Naquela época, nós frequentávamos o ginásio no período noturno por dois motivos, um por ter que trabalhar durante o dia, outro por ter tomado bombas no período regular e não encontrar vagas nos períodos diurnos. Meu caso era a combinação desses dois.

Mas os surfistas eram um caso à parte, eles escolhiam o horário noturno porque passavam praticamente o dia todo na praia, eram conhecidos como "ratos de praia". Não sei se esse era o caso do João Lennon.

Francamente, acho que nosso Lennon não tinha bala na agulha pra comprar uma prancha de surfe, era muito caro. 

Não importa, para nós o João Lennon era surfista.

Ah!! faltou dizer que o nosso surfista João, além das vestes , dos cabelos lisos escorridos, repartidos ao meio e e o rostinho de anjo, sempre usava um oclinho de lente azul redonda, era a cara do outro.

Apesar de ter voltado a lembrar do João Lennon assistindo uma etapa da WSL, não foi o fato João Lennon tirar onda de surfista que o fez se acomodar num recanto meio escondido de minha memória. 

Acontece que há cinquenta e poucos anos eu e grande parte da turma levamos bomba em matemática na terceira série do ginásio. A gente não conseguia entender o que era e pra que serviam as equações do primeiro e principalmente do segundo grau. 

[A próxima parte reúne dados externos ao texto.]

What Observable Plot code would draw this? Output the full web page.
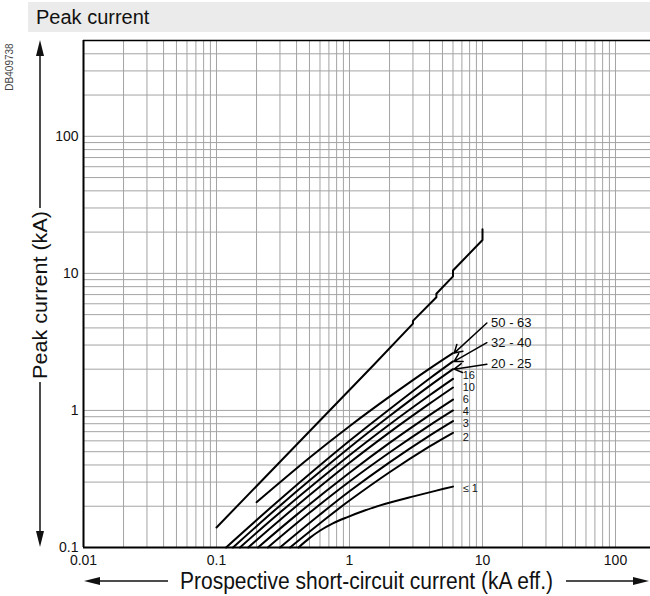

A professora Ana de Matemática era uma jovem senhora. Não era bonita, mas acho que tambem não era feia, lembro apenas que ela era grande e desengonçada, usava um óculo de aro grosso e passava a maior parte da aula sentada, levantava apenas pra rabiscar na lousa aquelas malditas  e ininteligíveis equações.

Então, por tal descrição poderia se concluir que nossa turma odiava a professora Ana. Mas, ao contrário, afirmo que nós tinhamos grande carinho por ela e isso por causa do nosso surfista, o João Lennon.

Explico, certa noite de céu estrelado, como de costume, o pessoal foi chegando e se acomodadando na mureta do canal. O sinal tocou e a turma continuou ali alegremente agraciada pela brisa marinha até que, no auge da boa conversa, o João Lennon botou o fichário debaixo do braço, deu um tchau e com seu passinho arrastado entrou na escola. Pouco depois, através dos janelões, vimos nosso surfista entrando na sala para a segunda aula, justamente a aula da professora Ana.

Espantados, não entedemos nada.

Então, naquela mesma noite, a professora Ana conquistou nossa afeição, pois na saída da aula, meio sem jeito, nosso surfista, o João Lennon, com sua carinha de anjo e vozinha anasalada confessou:

-- Eu sou apaixonado pela professora de Matemática!!! *


*Em tempo: João Lennon também levou bomba de Matemática.